One of the key objectives of the SARR project is to have a high-resolution analysis of atmospheric data, which is consistent with the hydroclimate. Precipitation drives surface temperature, surface evaporation and runoff, etc. Along with the land surface scheme, parameterization of the PBL would also play a significant role as the PBL scheme transfers the heat, momentum and moisture flux from the surface to the atmosphere. Two sets of control experiments have been conducted for July 1994 and July 1999. These experiments are essentially dynamic downscaling runs in which coarse-resolution global reanalysis data have been downscaled using the WRF model. For these two July months salient features of atmosphere and hydroclimate were studied from the observed data and the control model simulations.

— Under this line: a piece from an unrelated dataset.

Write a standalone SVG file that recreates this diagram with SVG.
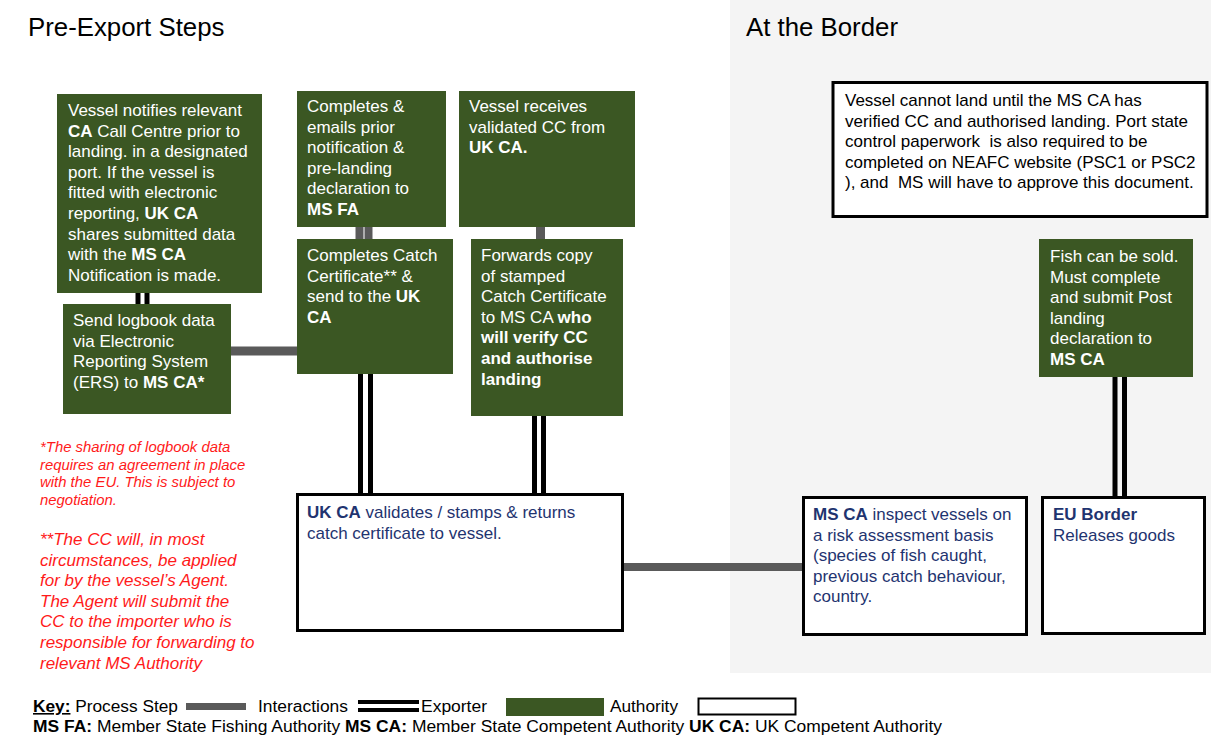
<svg xmlns="http://www.w3.org/2000/svg" width="1211" height="735" viewBox="0 0 1211 735">
<style>
.t{font-family:"Liberation Sans",Arial,sans-serif;}
.w{fill:#ffffff;font-size:17px;}
.b{font-weight:bold;}
.bl{fill:#1f3470;font-size:17px;}
.blk{fill:#000000;font-size:17px;white-space:pre;}
.red{fill:#ff1a1a;font-style:italic;}
.green{fill:#3b5723;}
.wbox{fill:#ffffff;stroke:#000000;stroke-width:3;}
.grey{stroke:#5a5a5a;fill:none;}
.dbl{stroke:#000000;stroke-width:5;fill:none;}
.title{font-size:25.8px;fill:#000000;}
.key{font-size:16px;fill:#000000;}
</style>
<rect x="730" y="0" width="481" height="673" fill="#f4f4f4"/>
<text class="t title" x="28" y="36">Pre-Export Steps</text>
<text class="t title" x="746" y="36">At the Border</text>

<g id="connectors">
  <line class="dbl" x1="138" y1="292" x2="138" y2="305" stroke-width="4"/>
  <line class="dbl" x1="147" y1="292" x2="147" y2="305" stroke-width="4"/>
  <line class="grey" x1="230" y1="351" x2="298" y2="351" stroke-width="9"/>
  <line class="grey" x1="359.5" y1="226" x2="359.5" y2="240" stroke-width="8"/>
  <line class="grey" x1="368.5" y1="226" x2="368.5" y2="240" stroke-width="8"/>
  <line class="grey" x1="540.5" y1="226" x2="540.5" y2="240" stroke-width="9"/>
  <line class="dbl" x1="360.5" y1="373" x2="360.5" y2="494"/>
  <line class="dbl" x1="370.5" y1="373" x2="370.5" y2="494"/>
  <line class="dbl" x1="534.5" y1="415" x2="534.5" y2="494"/>
  <line class="dbl" x1="543.5" y1="415" x2="543.5" y2="494"/>
  <line class="grey" x1="623" y1="567" x2="804" y2="567" stroke-width="8"/>
  <line class="dbl" x1="1115" y1="376" x2="1115" y2="498"/>
  <line class="dbl" x1="1124.5" y1="376" x2="1124.5" y2="498"/>
</g>

<g id="n-notify">
  <rect class="green" x="57" y="94" width="205" height="199"/>
  <text class="t w">
    <tspan x="68" y="116">Vessel notifies relevant</tspan>
    <tspan x="68" y="136.6"><tspan class="b">CA</tspan> Call Centre prior to</tspan>
    <tspan x="68" y="157.2">landing. in a designated</tspan>
    <tspan x="68" y="177.8">port. If the vessel is</tspan>
    <tspan x="68" y="198.4">fitted with electronic</tspan>
    <tspan x="68" y="219">reporting, <tspan class="b">UK CA</tspan></tspan>
    <tspan x="68" y="239.6">shares submitted data</tspan>
    <tspan x="68" y="260.2">with the <tspan class="b">MS CA</tspan></tspan>
    <tspan x="68" y="280.8">Notification is made.</tspan>
  </text>
</g>

<g id="n-logbook">
  <rect class="green" x="63" y="304" width="168" height="110"/>
  <text class="t w">
    <tspan x="73" y="326">Send logbook data</tspan>
    <tspan x="73" y="346.6">via Electronic</tspan>
    <tspan x="73" y="367.2">Reporting System</tspan>
    <tspan x="73" y="387.8">(ERS) to <tspan class="b">MS CA*</tspan></tspan>
  </text>
</g>

<g id="n-emails">
  <rect class="green" x="297" y="91" width="149" height="136"/>
  <text class="t w">
    <tspan x="307" y="112">Completes &amp;</tspan>
    <tspan x="307" y="132.6">emails prior</tspan>
    <tspan x="307" y="153.2">notification &amp;</tspan>
    <tspan x="307" y="173.8">pre-landing</tspan>
    <tspan x="307" y="194.4">declaration to</tspan>
    <tspan x="307" y="215" class="b">MS FA</tspan>
  </text>
</g>

<g id="n-receives">
  <rect class="green" x="459" y="91" width="176" height="136"/>
  <text class="t w">
    <tspan x="469" y="112">Vessel receives</tspan>
    <tspan x="469" y="132.6">validated CC from</tspan>
    <tspan x="469" y="153.2" class="b">UK CA.</tspan>
  </text>
</g>

<g id="n-catchcert">
  <rect class="green" x="297" y="239" width="156" height="135"/>
  <text class="t w">
    <tspan x="307" y="261">Completes Catch</tspan>
    <tspan x="307" y="281.6">Certificate** &amp;</tspan>
    <tspan x="307" y="302.2">send to the <tspan class="b">UK</tspan></tspan>
    <tspan x="307" y="322.8" class="b">CA</tspan>
  </text>
</g>

<g id="n-forwards">
  <rect class="green" x="471" y="239" width="152" height="177"/>
  <text class="t w">
    <tspan x="481" y="261">Forwards copy</tspan>
    <tspan x="481" y="281.6">of stamped</tspan>
    <tspan x="481" y="302.2">Catch Certificate</tspan>
    <tspan x="481" y="322.8">to MS CA <tspan class="b">who</tspan></tspan>
    <tspan x="481" y="343.4" class="b">will verify CC</tspan>
    <tspan x="481" y="364" class="b">and authorise</tspan>
    <tspan x="481" y="384.6" class="b">landing</tspan>
  </text>
</g>

<g id="n-ukca">
  <rect class="wbox" x="297.5" y="494.5" width="325" height="136"/>
  <text class="t bl">
    <tspan x="307" y="518"><tspan class="b">UK CA</tspan> validates / stamps &amp; returns</tspan>
    <tspan x="307" y="538.6">catch certificate to vessel.</tspan>
  </text>
</g>

<g id="n-note">
  <rect class="wbox" x="833" y="82.5" width="374" height="134"/>
  <text class="t blk">
    <tspan x="845" y="106">Vessel cannot land until the MS CA has</tspan>
    <tspan x="845" y="126.6">verified CC and authorised landing. Port state</tspan>
    <tspan x="845" y="147.2">control paperwork  is also required to be</tspan>
    <tspan x="845" y="167.8">completed on NEAFC website (PSC1 or PSC2</tspan>
    <tspan x="845" y="188.4">), and  MS will have to approve this document.</tspan>
  </text>
</g>

<g id="n-fish">
  <rect class="green" x="1039" y="239" width="154" height="138"/>
  <text class="t w">
    <tspan x="1050" y="262">Fish can be sold.</tspan>
    <tspan x="1050" y="282.6">Must complete</tspan>
    <tspan x="1050" y="303.2">and submit Post</tspan>
    <tspan x="1050" y="323.8">landing</tspan>
    <tspan x="1050" y="344.4">declaration to</tspan>
    <tspan x="1050" y="365" class="b">MS CA</tspan>
  </text>
</g>

<g id="n-msca">
  <rect class="wbox" x="803.5" y="497.5" width="223" height="137"/>
  <text class="t bl">
    <tspan x="813" y="520"><tspan class="b">MS CA</tspan> inspect vessels on</tspan>
    <tspan x="813" y="540.6">a risk assessment basis</tspan>
    <tspan x="813" y="561.2">(species of fish caught,</tspan>
    <tspan x="813" y="581.8">previous catch behaviour,</tspan>
    <tspan x="813" y="602.4">country.</tspan>
  </text>
</g>

<g id="n-euborder">
  <rect class="wbox" x="1042.5" y="497.5" width="162" height="136"/>
  <text class="t bl">
    <tspan x="1053" y="520" class="b">EU Border</tspan>
    <tspan x="1053" y="540.6">Releases goods</tspan>
  </text>
</g>

<g id="notes">
  <text class="t red" font-size="14.9">
    <tspan x="40" y="452">*The sharing of logbook data</tspan>
    <tspan x="40" y="469.6">requires an agreement in place</tspan>
    <tspan x="40" y="487.2">with the EU. This is subject to</tspan>
    <tspan x="40" y="504.8">negotiation.</tspan>
  </text>
  <text class="t red" font-size="17">
    <tspan x="40" y="545">**The CC will, in most</tspan>
    <tspan x="40" y="565.6">circumstances, be applied</tspan>
    <tspan x="40" y="586.2">for by the vessel’s Agent.</tspan>
    <tspan x="40" y="606.8">The Agent will submit the</tspan>
    <tspan x="40" y="627.4">CC to the importer who is</tspan>
    <tspan x="40" y="648">responsible for forwarding to</tspan>
    <tspan x="40" y="668.6">relevant MS Authority</tspan>
  </text>
</g>

<g id="key">
  <text class="t key" x="33" y="712" textLength="145" lengthAdjust="spacingAndGlyphs"><tspan class="b" text-decoration="underline">Key:</tspan> Process Step</text>
  <rect x="186" y="703" width="60" height="7" fill="#5a5a5a"/>
  <text class="t key" x="258" y="712" textLength="90" lengthAdjust="spacingAndGlyphs">Interactions</text>
  <rect x="358" y="700" width="61" height="4" fill="#000"/>
  <rect x="358" y="708" width="61" height="4" fill="#000"/>
  <text class="t key" x="421" y="712" textLength="66" lengthAdjust="spacingAndGlyphs">Exporter</text>
  <rect class="green" x="506" y="698" width="98" height="18"/>
  <text class="t key" x="610" y="712" textLength="68" lengthAdjust="spacingAndGlyphs">Authority</text>
  <rect x="698.5" y="698.5" width="97" height="16" fill="#fff" stroke="#000" stroke-width="2"/>
  <text class="t key" x="33" y="732" textLength="909" lengthAdjust="spacingAndGlyphs"><tspan class="b">MS FA:</tspan> Member State Fishing Authority <tspan class="b">MS CA:</tspan> Member State Competent Authority  <tspan class="b">UK CA:</tspan> UK Competent Authority</text>
</g>
</svg>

Figure 2a and c show the monthly average 24-h precipitation forecast (mm/day) and winds at 850 hPa from the WRF model for July 1994, respectively. Similar plots for July 1999 are shown in Fig. 2b and d, respectively. The observed rainfall from the India Meteorological Department (IMD; Rajeevan et al. 2006) and coarse resolution (2.5° × 2.5°) GPCP precipitation (Huffman et al. 2007) for July 1994 and 1999 are depicted in Fig. 3a–d, respectively.

Fig. 2
figure 2

a Monthly average 24-h forecast precipitation (mm/day) from the WRF model for July 1994 (CNTL94); b same as (a) but for July 1999 (CNTL99); c monthly mean winds at 850 hPa for July from CNTL94; d same as (c) but for CNTL99

Fig. 3
figure 3

a Observed monthly mean precipitation for July 1994; b same as (a) but for July 1999; c and d are observed precipitation from GPCP for July 1994 and 1999, respectively; e observed and CNTL94 precipitation difference and f observed and CNTL99 precipitation difference

Limitations of dynamic downscaling using global reanalysis products and the WRF model are evident from a comparison of Figs. 2 and 3. As it is well known, the Indian monsoon is characterized by zones viz. west coast, eastern, central India, etc. of maxima in rainfall during the July month. Over the west coast, there is a maximum in observed rainfall with a monthly mean of more than 20 mm/day. Day to day variations of rainfall in this region are quite large, and occasionally rainfall of about 200–300 mm/day is also received. The eastern and east-central parts of India are the other regions in which a maximum of rainfall is seen during July 1994 in observed data. During this month in both 1994 and 1999, this region received about 8–20 mm/day rainfall, as seen in the figures. In the observed rainfall plots, rainfall maxima are seen in the north Bay of Bengal and along the Arakkan coast. GPCP precipitation being in lower-resolution than the IMD precipitation data, most of the regional details are missing in the GPCP data for both 1994 and 1999. However, interannual variability is clearly evident over the Indian land and oceanic regions for 1994 and 1999 in both IMD and GPCP precipitation plots. It appears that the monsoon is rather weak over most parts of India, especially over the Western Ghats in the CNTL94 run. In July 1999, the observed and model rainfall amounts over central and east parts are less than that in 1994. The model precipitation shows mixed capabilities as far as the 24-h forecast is concerned. While most of the major rainfall zones are simulated well by the model, there are deficiencies. Over the Gangetic plain, the model simulates less rainfall than actual observations. For the July 1999 run, it seems the rainfall zone has moved northward with a precipitation maxima along the foothills of the Himalayas and Nepal, which is not seen in the observed data. The model also overestimates precipitation over the Oceanic regions in both CNTL94 and CNTL99 which is also not seen in actual observations.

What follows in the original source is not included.